──────── Supplied records ────────

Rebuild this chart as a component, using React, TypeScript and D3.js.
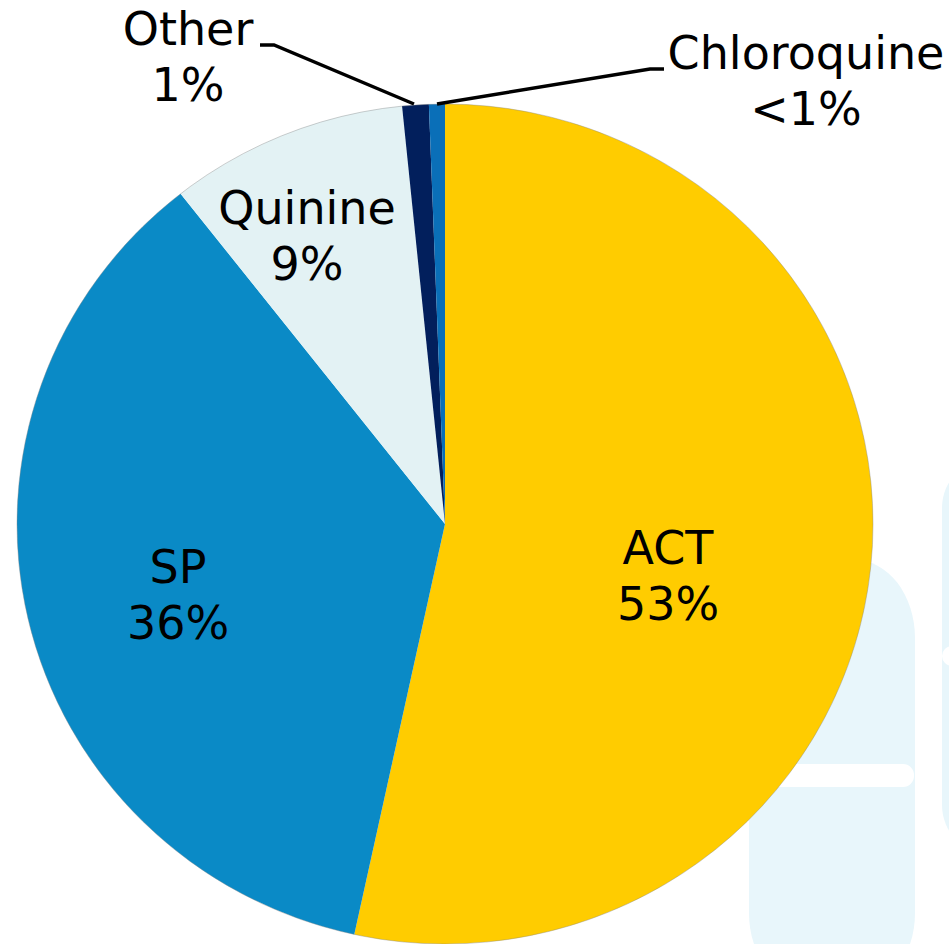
import * as d3 from 'd3';

const labels = ['ACT', 'SP', 'Quinine', 'Other', 'Chloroquine'];
const percents = ['53%', '36%', '9%', '1%', '<1%'];
const values = [53.4, 36.0, 9.0, 1.0, 0.6];
const sliceColors = ['#ffcc00', '#0a8ac6', '#e3f2f4', '#021f5c', '#0a6fb8'];

const width = 949;
const height = 944;
const cx = 445;
const cy = 524;
const radiusX = 428;
const radiusY = 420;
const fontFamily = '"DejaVu Sans", Verdana, sans-serif';

// label centres, first line baseline is at y, second at y + 56
const labelPos = [
  { x: 668, y: 564 },
  { x: 178, y: 583 },
  { x: 307, y: 224 },
  { x: 188, y: 45 },
  { x: 806, y: 69 },
];

const leaders = [
  [[260, 45], [274, 45], [414, 104]],
  [[664, 69], [650, 69], [437, 104]],
];

export default function App() {
  const pie = d3.pie<number>().sort(null).value((d) => d);
  const arc = d3.arc<d3.PieArcDatum<number>>().innerRadius(0).outerRadius(radiusX);
  const arcs = pie(values);
  const line = d3.line();

  return (
    <svg
      width={width}
      height={height}
      viewBox={`0 0 ${width} ${height}`}
      style={{ position: 'absolute', left: 0, top: 0, background: '#fff' }}
    >
      {/* watermark behind the pie */}
      <g fill="#e8f6fb">
        <rect x={749} y={560} width={166} height={431} rx={60} ry={78} />
        <rect x={942} y={458} width={100} height={397} rx={50} />
      </g>
      <rect x={760} y={764} width={154} height={23} rx={11} fill="#fff" />
      <circle cx={952} cy={656} r={10} fill="#fff" />

      {/* the pie is slightly squashed in the original */}
      <g transform={`translate(${cx},${cy}) scale(1,${radiusY / radiusX})`}>
        {arcs.map((d, i) => (
          <path key={labels[i]} d={arc(d) ?? ''} fill={sliceColors[i]} stroke="none" />
        ))}
      </g>
      <ellipse cx={cx} cy={cy} rx={radiusX} ry={radiusY} fill="none" stroke="#888" strokeOpacity={0.5} strokeWidth={0.8} />

      {leaders.map((pts, i) => (
        <path key={i} d={line(pts as [number, number][]) ?? ''} fill="none" stroke="#000" strokeWidth={3.5} />
      ))}

      <g fontFamily={fontFamily} fontSize={46} fill="#000" textAnchor="middle">
        {labels.map((label, i) => (
          <text key={label} x={labelPos[i].x} y={labelPos[i].y}>
            <tspan x={labelPos[i].x}>{label}</tspan>
            <tspan x={labelPos[i].x} dy={56}>{percents[i]}</tspan>
          </text>
        ))}
      </g>
    </svg>
  );
}
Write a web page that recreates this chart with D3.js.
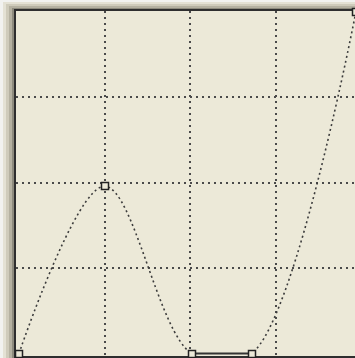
<!DOCTYPE html>
<html>
<head>
<meta charset="utf-8">
<script src="https://cdn.jsdelivr.net/npm/d3@7"></script>
<style>
  html, body { margin: 0; padding: 0; background: #f2f2f0; overflow: hidden; }
</style>
</head>
<body>
<svg width="355" height="358"></svg>
<script>
// knots of the curve, normalized 0..1 on both axes
const knotX = [0, 0.25, 0.505, 0.68, 0.985]
const knotY = [0, 0.49, 0, 0, 1]
const gridTicks = [0.25, 0.5, 0.75]

const W = 355
const H = 358

let svg = d3.select('svg')

// sunken frame, drawn as nested bands
let bands = [
  {x: 3, y: 2, c: '#e4e1d4'},
  {x: 6, y: 4, c: '#cfcbbb'},
  {x: 9, y: 6, c: '#b5b1a1'},
  {x: 12, y: 8, c: '#8e8b7e'}
]
bands.forEach(function (b) {
  svg.append('rect')
    .attr('x', b.x).attr('y', b.y)
    .attr('width', W - b.x).attr('height', H - b.y)
    .attr('fill', b.c)
})

// plot box, its right side runs out of the window
svg.append('rect')
  .attr('x', 15).attr('y', 10)
  .attr('width', 350).attr('height', 347)
  .attr('fill', '#ece9d8')
  .attr('stroke', '#2e2e2e')
  .attr('stroke-width', 2)

let x = d3.scaleLinear().domain([0, 1]).range([19, 361])
let y = d3.scaleLinear().domain([0, 1]).range([353.5, 12])

svg.append('clipPath').attr('id', 'plot')
  .append('rect')
  .attr('x', 16).attr('y', 11)
  .attr('width', 348).attr('height', 345)

let g = svg.append('g').attr('clip-path', 'url(#plot)')

// dotted grid
gridTicks.forEach(function (t) {
  g.append('line')
    .attr('x1', Math.round(x(t))).attr('x2', Math.round(x(t)))
    .attr('y1', 11).attr('y2', 356)
    .attr('stroke', '#4a4a4a')
    .attr('stroke-width', 2)
    .attr('stroke-dasharray', '2,4')
  g.append('line')
    .attr('x1', 16).attr('x2', 364)
    .attr('y1', Math.round(y(t))).attr('y2', Math.round(y(t)))
    .attr('stroke', '#4a4a4a')
    .attr('stroke-width', 2)
    .attr('stroke-dasharray', '2,4')
})

let pts = knotX.map((k, i) => [k, knotY[i]])

let line = d3.line()
  .x(d => x(d[0]))
  .y(d => y(d[1]))
  .curve(d3.curveCatmullRom)

g.append('path')
  .attr('d', line(pts))
  .attr('fill', 'none')
  .attr('stroke', '#3c3c3c')
  .attr('stroke-width', 1.6)
  .attr('stroke-dasharray', '2,3')

// flat segment between the two bottom knots
svg.append('line')
  .attr('x1', x(knotX[2])).attr('x2', x(knotX[3]))
  .attr('y1', y(knotY[2])).attr('y2', y(knotY[3]))
  .attr('stroke', '#333')
  .attr('stroke-width', 2)

// knot handles
svg.selectAll('rect.knot')
  .data(pts)
  .enter().append('rect')
  .attr('class', 'knot')
  .attr('x', d => Math.round(x(d[0])) - 3.5)
  .attr('y', d => Math.round(y(d[1])) - 3.5)
  .attr('width', 7).attr('height', 7)
  .attr('fill', '#ece9d8')
  .attr('stroke', '#222')
  .attr('stroke-width', 1.5)
</script>
</body>
</html>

────────

— Task directions —
Transcribe the entries from their first line to the line that holds "['#ffcc00', '#0a8ac6', '#e3f2f4', '#021f5c', '#0a6fb8'];", both included, and skip every picture.

— Right answer —
Rebuild this chart as a component, using React, TypeScript and D3.js.
import * as d3 from 'd3';

const labels = ['ACT', 'SP', 'Quinine', 'Other', 'Chloroquine'];
const percents = ['53%', '36%', '9%', '1%', '<1%'];
const values = [53.4, 36.0, 9.0, 1.0, 0.6];
const sliceColors = ['#ffcc00', '#0a8ac6', '#e3f2f4', '#021f5c', '#0a6fb8'];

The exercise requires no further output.